With the first half of the league coming to an end, oil companies’ teams have yet to improve their performance in the second half.
With the end of the fifteenth week of the National Football League, the first half of the competition has come to an end. The interval between the first and the second half will provide a golden opportunity for oil companies’ clubs to review their performance throughout the last fifteen games, enhance their line-up, and change tactics if they are willing to leave a good impression this season.
As a matter of fact, the three oil clubs playing in the national league could hardly impress critics. Except for the newly promoted Petrojet, which did quite good during the first half, the other two teams—Enppi and Assiut Petrol— failed to give a performance worthy of praise.

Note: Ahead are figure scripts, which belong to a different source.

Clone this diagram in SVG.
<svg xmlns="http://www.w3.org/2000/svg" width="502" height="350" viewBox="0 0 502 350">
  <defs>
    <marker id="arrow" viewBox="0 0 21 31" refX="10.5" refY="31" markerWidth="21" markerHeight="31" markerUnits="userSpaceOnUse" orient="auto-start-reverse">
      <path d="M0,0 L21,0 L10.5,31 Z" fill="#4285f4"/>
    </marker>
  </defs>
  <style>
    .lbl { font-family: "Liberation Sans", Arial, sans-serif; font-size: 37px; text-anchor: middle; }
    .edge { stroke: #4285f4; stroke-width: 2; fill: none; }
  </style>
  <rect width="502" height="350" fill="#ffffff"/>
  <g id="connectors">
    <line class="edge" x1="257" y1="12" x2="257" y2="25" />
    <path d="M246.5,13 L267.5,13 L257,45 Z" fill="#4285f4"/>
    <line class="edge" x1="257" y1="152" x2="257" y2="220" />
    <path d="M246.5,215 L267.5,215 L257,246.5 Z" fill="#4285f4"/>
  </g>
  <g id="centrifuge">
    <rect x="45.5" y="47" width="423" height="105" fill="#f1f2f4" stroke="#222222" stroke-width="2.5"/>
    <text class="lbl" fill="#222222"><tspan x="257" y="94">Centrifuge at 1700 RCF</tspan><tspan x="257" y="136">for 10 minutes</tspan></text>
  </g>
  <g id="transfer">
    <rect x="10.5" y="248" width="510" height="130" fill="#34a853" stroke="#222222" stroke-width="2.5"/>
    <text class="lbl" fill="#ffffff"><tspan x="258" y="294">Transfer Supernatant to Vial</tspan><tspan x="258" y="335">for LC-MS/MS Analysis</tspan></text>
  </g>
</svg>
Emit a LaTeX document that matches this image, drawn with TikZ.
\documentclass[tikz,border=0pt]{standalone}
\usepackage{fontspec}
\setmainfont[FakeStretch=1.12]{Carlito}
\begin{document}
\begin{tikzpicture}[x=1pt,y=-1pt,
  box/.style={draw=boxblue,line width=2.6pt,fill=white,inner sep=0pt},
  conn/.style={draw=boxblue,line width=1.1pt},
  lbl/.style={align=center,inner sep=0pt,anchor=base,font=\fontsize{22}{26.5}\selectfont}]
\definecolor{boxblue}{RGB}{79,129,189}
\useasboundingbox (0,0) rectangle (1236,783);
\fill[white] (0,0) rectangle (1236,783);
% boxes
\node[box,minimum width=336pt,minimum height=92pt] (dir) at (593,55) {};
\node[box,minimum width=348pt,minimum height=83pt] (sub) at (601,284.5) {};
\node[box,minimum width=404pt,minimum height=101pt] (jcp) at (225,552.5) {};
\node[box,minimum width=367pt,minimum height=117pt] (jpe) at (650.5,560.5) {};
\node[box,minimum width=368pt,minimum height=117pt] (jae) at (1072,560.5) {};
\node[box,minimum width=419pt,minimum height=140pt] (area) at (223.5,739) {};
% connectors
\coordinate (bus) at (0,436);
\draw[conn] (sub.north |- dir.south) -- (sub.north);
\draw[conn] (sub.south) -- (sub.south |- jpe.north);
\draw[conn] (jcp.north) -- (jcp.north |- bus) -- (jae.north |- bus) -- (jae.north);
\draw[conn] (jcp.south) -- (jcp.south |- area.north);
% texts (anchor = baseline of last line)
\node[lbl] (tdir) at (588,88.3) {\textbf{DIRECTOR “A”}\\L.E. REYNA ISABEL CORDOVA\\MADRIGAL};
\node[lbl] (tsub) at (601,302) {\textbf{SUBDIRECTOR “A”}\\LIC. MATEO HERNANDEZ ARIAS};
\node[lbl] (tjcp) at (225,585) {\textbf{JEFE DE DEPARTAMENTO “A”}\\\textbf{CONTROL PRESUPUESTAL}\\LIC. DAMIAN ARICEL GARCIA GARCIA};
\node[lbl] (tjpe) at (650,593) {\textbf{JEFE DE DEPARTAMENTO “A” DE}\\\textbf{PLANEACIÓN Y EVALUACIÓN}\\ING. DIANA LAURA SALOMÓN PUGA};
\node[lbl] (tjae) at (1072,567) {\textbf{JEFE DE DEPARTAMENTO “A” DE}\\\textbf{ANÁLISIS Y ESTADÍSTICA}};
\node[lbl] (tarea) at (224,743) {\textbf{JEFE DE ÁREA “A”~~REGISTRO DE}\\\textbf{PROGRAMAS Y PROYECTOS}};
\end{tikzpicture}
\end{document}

Enppi, the first oil club to make it to the national league in 2003, failed to continue the illustrious streak it achieved in the past three seasons. After finishing second in the 2004-2005 season and third in the 2005-2006 season, it seems that the club will not end this season among even the first four positions. After the fourteenth week of the tournament, the club has garnered only 15 points, leaving them in 11th place. The team won only three games (after beating the Olympic Club of Alexandria 1-0, Assiut Petrol 4-1, and the Coastal Guards 2-0), lost three encounters (to Zamalek 3-0, the Arab Contractors 2-1, and Suez Cement 1-0) and drew in four games (with Ismaili 1-1, with Tanta 0-0, with Ittihad of Alexandria 0-0, with Misri of Port Said 1-1, with Mehalla 1-1, and with Tersana 0-0). Having scored only 12 goals, the team’s net received the same number of goals.
Rubbing salt to the wound, the team bid the Arab Champions League farewell, having lost to Faisali of Jordan in the round of 16. It also decided not to participate again in the most prestigious Arab competition, saying “the competition is no longer fair,” according to one of the club’s officials.

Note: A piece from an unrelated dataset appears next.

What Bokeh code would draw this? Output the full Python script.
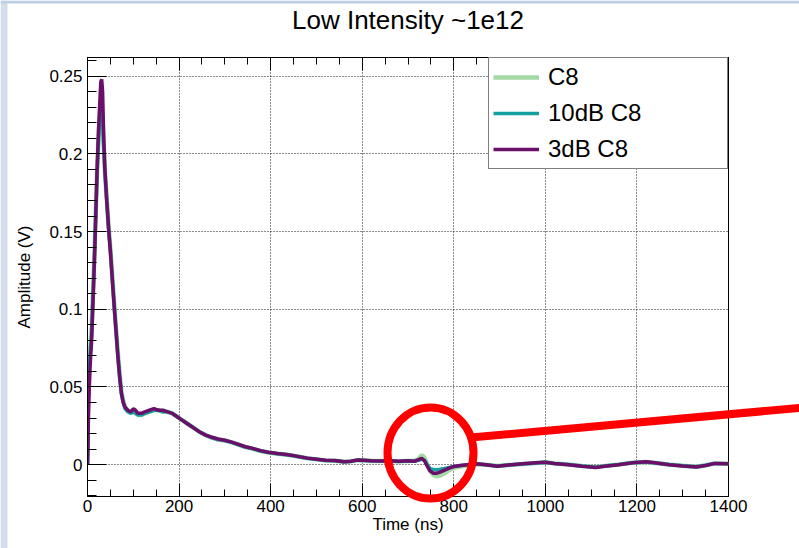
from bokeh.plotting import figure
from bokeh.models import (LinearAxis, SingleIntervalTicker, NumeralTickFormatter,
                          CustomJSTickFormatter, Legend, LegendItem, Range1d)
from bokeh.core.properties import value
from bokeh.embed import file_html
from bokeh.resources import INLINE

# ---------------- data ----------------
TITLE = "Low Intensity ~1e12"
X_LABEL = "Time (ns)"
Y_LABEL = "Amplitude (V)"
SERIES_LABELS = ["C8", "10dB C8", "3dB C8"]

time_ns = [
    0, 1, 2, 4, 6, 9, 12, 15, 18, 21,
    24, 27, 29, 31, 33, 35, 38, 42, 46, 50,
    54, 58, 62, 66, 70, 74, 78, 82, 88, 95,
    100, 105, 110, 118, 125, 135, 145, 155, 165, 175,
    185, 195, 205, 215, 225, 235, 245, 258, 270, 285,
    300, 315, 330, 345, 360, 378, 395, 415, 435, 450,
    465, 480, 500, 520, 540, 560, 575, 590, 605, 620,
    640, 660, 680, 700, 715, 722, 730, 736, 742, 748,
    755, 762, 770, 780, 790, 800, 815, 830, 850, 870,
    895, 920, 950, 980, 1000, 1020, 1050, 1080, 1110, 1130,
    1160, 1190, 1220, 1240, 1270, 1300, 1330, 1350, 1370, 1400,
]

amp_c8 = [
    0.000, 0.045, 0.065, 0.070, 0.075, 0.088, 0.110, 0.134, 0.162, 0.190,
    0.210, 0.226, 0.232, 0.229, 0.224, 0.208, 0.189, 0.171, 0.154, 0.139,
    0.122, 0.105, 0.089, 0.073, 0.059, 0.047, 0.041, 0.037, 0.035, 0.034,
    0.034, 0.033, 0.032, 0.032, 0.033, 0.034, 0.035, 0.035, 0.034, 0.034,
    0.033, 0.031, 0.029, 0.027, 0.025, 0.023, 0.021, 0.019, 0.0175, 0.0162,
    0.0155, 0.0143, 0.0128, 0.0113, 0.0103, 0.0088, 0.0078, 0.0070, 0.0063, 0.0057,
    0.0049, 0.0041, 0.0034, 0.0027, 0.0025, 0.0018, 0.0021, 0.0029, 0.0027, 0.0024,
    0.0023, 0.0024, 0.0022, 0.0024, 0.0025, 0.0035, 0.0060, 0.0045, 0.0000, -0.0040,
    -0.0065, -0.0075, -0.0070, -0.0055, -0.0035, -0.0020, -0.0012, -0.0005, 0.0003, 0.0000,
    -0.0009, -0.0002, 0.0004, 0.0011, 0.0016, 0.0008, 0.0001, -0.0009, -0.0016, -0.0008,
    0.0001, 0.0012, 0.0017, 0.0011, 0.0001, -0.0007, -0.0013, -0.0004, 0.0008, 0.0005,
]

amp_c8_10db = [
    0.000, 0.040, 0.060, 0.066, 0.072, 0.085, 0.108, 0.132, 0.160, 0.188,
    0.208, 0.224, 0.229, 0.226, 0.222, 0.206, 0.188, 0.170, 0.153, 0.138,
    0.121, 0.104, 0.088, 0.072, 0.058, 0.046, 0.040, 0.036, 0.034, 0.033,
    0.034, 0.033, 0.032, 0.032, 0.033, 0.034, 0.035, 0.035, 0.034, 0.034,
    0.033, 0.031, 0.029, 0.027, 0.025, 0.023, 0.021, 0.019, 0.0175, 0.0162,
    0.0155, 0.0143, 0.0128, 0.0113, 0.0103, 0.0088, 0.0078, 0.0070, 0.0063, 0.0057,
    0.0049, 0.0041, 0.0034, 0.0027, 0.0025, 0.0018, 0.0021, 0.0029, 0.0027, 0.0024,
    0.0023, 0.0024, 0.0021, 0.0024, 0.0022, 0.0028, 0.0035, 0.0028, 0.0000, -0.0025,
    -0.0032, -0.0033, -0.0030, -0.0024, -0.0018, -0.0012, -0.0006, 0.0000, 0.0004, 0.0000,
    -0.0009, -0.0002, 0.0004, 0.0011, 0.0016, 0.0008, 0.0001, -0.0009, -0.0016, -0.0008,
    0.0001, 0.0012, 0.0017, 0.0011, 0.0001, -0.0007, -0.0013, -0.0004, 0.0008, 0.0005,
]

amp_c8_3db = [
    0.000, 0.010, 0.030, 0.050, 0.065, 0.080, 0.105, 0.130, 0.160, 0.190,
    0.215, 0.234, 0.246, 0.248, 0.240, 0.215, 0.190, 0.170, 0.152, 0.137,
    0.120, 0.103, 0.087, 0.071, 0.057, 0.046, 0.040, 0.037, 0.035, 0.034,
    0.036, 0.035, 0.033, 0.033, 0.034, 0.035, 0.036, 0.035, 0.035, 0.034,
    0.033, 0.031, 0.029, 0.027, 0.025, 0.023, 0.021, 0.019, 0.0178, 0.0165,
    0.0157, 0.0145, 0.0130, 0.0115, 0.0105, 0.0090, 0.0080, 0.0072, 0.0065, 0.0058,
    0.0050, 0.0042, 0.0035, 0.0028, 0.0026, 0.0018, 0.0022, 0.0030, 0.0028, 0.0025,
    0.0024, 0.0025, 0.0022, 0.0025, 0.0022, 0.0030, 0.0040, 0.0025, -0.0010, -0.0040,
    -0.0055, -0.0056, -0.0048, -0.0035, -0.0022, -0.0012, -0.0005, 0.0000, 0.0005, 0.0000,
    -0.0010, -0.0002, 0.0005, 0.0012, 0.0015, 0.0008, 0.0000, -0.0010, -0.0018, -0.0010,
    0.0000, 0.0012, 0.0018, 0.0012, 0.0000, -0.0008, -0.0015, -0.0005, 0.0008, 0.0005,
]

X_RANGE = (0, 1400)
Y_RANGE = (-0.0205, 0.262)
X_TICK_STEP = 200
Y_TICK_STEP = 0.05

# ---------------- layout / style ----------------
W, H = 799, 548
FL, FR, FT, FB = 87, 728, 57, 496   # frame edges in pixels
FONT = "Liberation Sans"
COLORS = ["#a3d9a3", "#14a0a0", "#6b0f6b"]
WIDTHS = [4.5, 3.5, 3.5]

p = figure(width=W, height=H, x_range=X_RANGE, y_range=Y_RANGE,
           output_backend="svg", toolbar_location=None,
           min_border_left=FL, min_border_right=W - FR,
           min_border_top=FT, min_border_bottom=H - FB,
           background_fill_color="white", border_fill_color="white")

p.outline_line_color = "black"
p.outline_line_width = 1

xt = SingleIntervalTicker(interval=X_TICK_STEP, num_minor_ticks=4)
yt = SingleIntervalTicker(interval=Y_TICK_STEP, num_minor_ticks=5)

p.xaxis.ticker = xt
p.yaxis.ticker = yt
p.xgrid.ticker = xt
p.ygrid.ticker = yt
p.yaxis.formatter = NumeralTickFormatter(format="0.[00]")

for ax in (p.xaxis, p.yaxis):
    ax.axis_line_color = "black"
    ax.major_tick_line_color = "black"
    ax.minor_tick_line_color = "black"
    ax.major_tick_out = 0
    ax.minor_tick_out = 0
    ax.major_label_text_font = FONT
    ax.major_label_text_font_size = "17px"
    ax.major_label_text_color = "black"
    ax.axis_label_text_font = FONT
    ax.axis_label_text_font_size = "17px"
    ax.axis_label_text_font_style = "normal"
    ax.axis_label_text_color = "black"

p.xaxis.major_tick_in = 13
p.xaxis.minor_tick_in = 7
p.yaxis.major_tick_in = 19
p.yaxis.minor_tick_in = 9
p.xaxis.major_label_standoff = 3
p.yaxis.major_label_standoff = 5
p.xaxis.axis_label = X_LABEL
p.yaxis.axis_label = Y_LABEL
p.xaxis.axis_label_standoff = 0
p.yaxis.axis_label_standoff = 12

top = LinearAxis(ticker=xt, formatter=CustomJSTickFormatter(code="return ''"),
                 major_tick_in=13, major_tick_out=0, minor_tick_in=7, minor_tick_out=0,
                 axis_line_color="black", major_tick_line_color="black",
                 minor_tick_line_color="black", major_label_standoff=0)
p.add_layout(top, "above")

for g in (p.xgrid, p.ygrid):
    g.grid_line_color = "black"
    g.grid_line_dash = "1 2"
    g.grid_line_width = 1
    g.grid_line_alpha = 0.9

renderers = []
for ys, c, w in zip([amp_c8, amp_c8_10db, amp_c8_3db], COLORS, WIDTHS):
    r = p.line(time_ns, ys, line_color=c, line_width=w)
    renderers.append(r)

legend = Legend(items=[LegendItem(label=lab, renderers=[r])
                       for lab, r in zip(SERIES_LABELS, renderers)],
                location="top_right")
legend.margin = 0
legend.padding = 4
legend.spacing = 6
legend.label_height = 30
legend.glyph_height = 30
legend.glyph_width = 46
legend.label_standoff = 9
legend.label_width = 175
legend.label_text_font = FONT
legend.label_text_font_size = "24px"
legend.label_text_color = "black"
legend.border_line_color = "black"
legend.border_line_width = 1
legend.background_fill_color = "white"
legend.background_fill_alpha = 1
p.add_layout(legend)

# ---------------- overlay canvas (page pixels): title, window strips, red marker ----------------
ov = figure(width=W, height=H, x_range=Range1d(0, W), y_range=Range1d(H, 0),
            output_backend="svg", toolbar_location=None, title=None,
            x_axis_type=None, y_axis_type=None, min_border=0,
            background_fill_color=None, border_fill_color=None, outline_line_color=None,
            styles={"position": "absolute", "left": "0px", "top": "0px",
                    "z-index": "10", "pointer-events": "none"})
ov.grid.visible = False

TITLE_POS = (407.5, 19)
ov.text(x=[TITLE_POS[0]], y=[TITLE_POS[1]], text=[TITLE], text_align="center",
        text_baseline="middle", text_font=value(FONT), text_font_size="26px",
        text_color="black")

ov.quad(left=[0], right=[7], top=[0], bottom=[H], fill_color="#d3deea", line_color=None)
ov.quad(left=[0], right=[W], top=[0], bottom=[3], fill_color="#bccfe5", line_color=None)

CIRCLE_C = (430, 452.5)
CIRCLE_WH = (86, 91)
ov.ellipse(x=[CIRCLE_C[0]], y=[CIRCLE_C[1]], width=[CIRCLE_WH[0]], height=[CIRCLE_WH[1]],
           fill_color=None, line_color="#ff0000", line_width=8)
ov.line(x=[473, 806], y=[436.8, 406.8], line_color="#ff0000", line_width=8)

open("out.html", "w").write(file_html([p, ov], INLINE))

Despite the fact that the LE15 million spent on the new thirteen players didn’t pay off until this moment, it seems that the club will have to further enhance its line-up. Enppi officials have announced that they managed to sign the Iraqi striker Mustafa Kareem of Erbel Club. The 19-year-old player will wear the club’s turquoise jersey for the coming five years for $120,000, according to Alaa Abdel-Sadeq, football affairs manager of Enppi. The club is also trying to sign a foreign goalkeeper during the transfer period in January, after its Angolan goalkeeper was injured two months ago. The club’s fans are hoping that German coach Reiner Tsobel brings the team back on the right track, given his long experience in Egyptian football.

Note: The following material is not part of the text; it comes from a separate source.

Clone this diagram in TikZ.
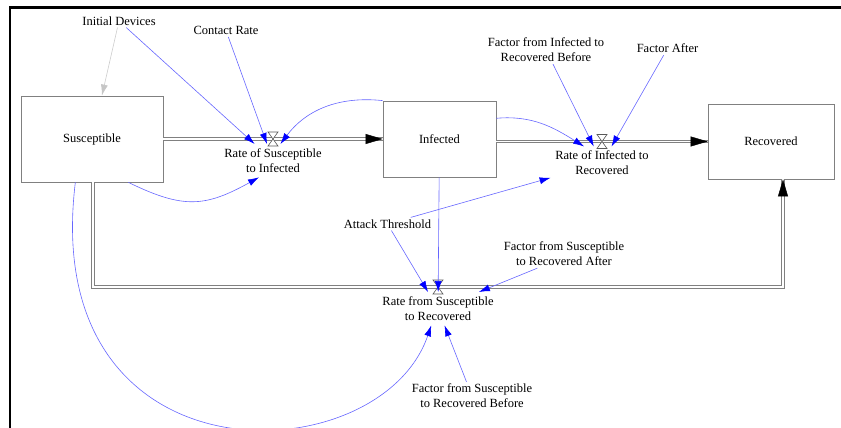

As the performance of Enppi has been on the decline during the first half, the star of Petrojet began to rise. The newly promoted team has collected 22 points out of fourteen games, which catapulted it to seventh place on the league table. The team won six matches (The Army 3-2, Olympic Club of Alexandria 3-1, Tanta 2-1, and Assiut Petrol 3-2, Misri of Port Said 2-0, and Enppi 2-1), drew four games (with the Arab Contractors 0-0, and with the Coastal Guards 2-2, with Ittihad of Alexandria 1-1, and with Mehalla 1-1), and lost to Zamalek 2-0, and to Ismaili 2-1, and to Suez Cement 2-1, and to Ahli 4-0.
Thanks to its veteran coach Mokhtar Mokhtar, the team has presented quite good performances in the first half. Critics nominate the club to claim one of the first four positions by the end of the second half.
The third oil club representing the oil sector in the League, Assiut Petrol, has been the worst of the three oil clubs in the league. Up till now the club has garnered only six points out of fourteen matches, leaving it in the bottom of the table. Having achieved only one victory over Tanta – 1-0 — the club has drawn in three games with Misri of Port Said, powerhouse Zamalek, and Tersana, the team suffered ten losses (to the Coastal Guards 2-0, Ittihad of Alexandria 2-1, Ahli 3-1, Ghazl El-Mehalla 3-0, Enppi 4-1, Petrojet 3-2, the Army 2-0, to the Olympic Club of Alexandria 2-1, to Ismaili 3-0, and to the Arab Contractors 1-0), conceded 28 goals, and scored only ten goals.
Given its string of dismal performances, many critics firmly believe that the team is highly unlikely to show up in the premier league next season.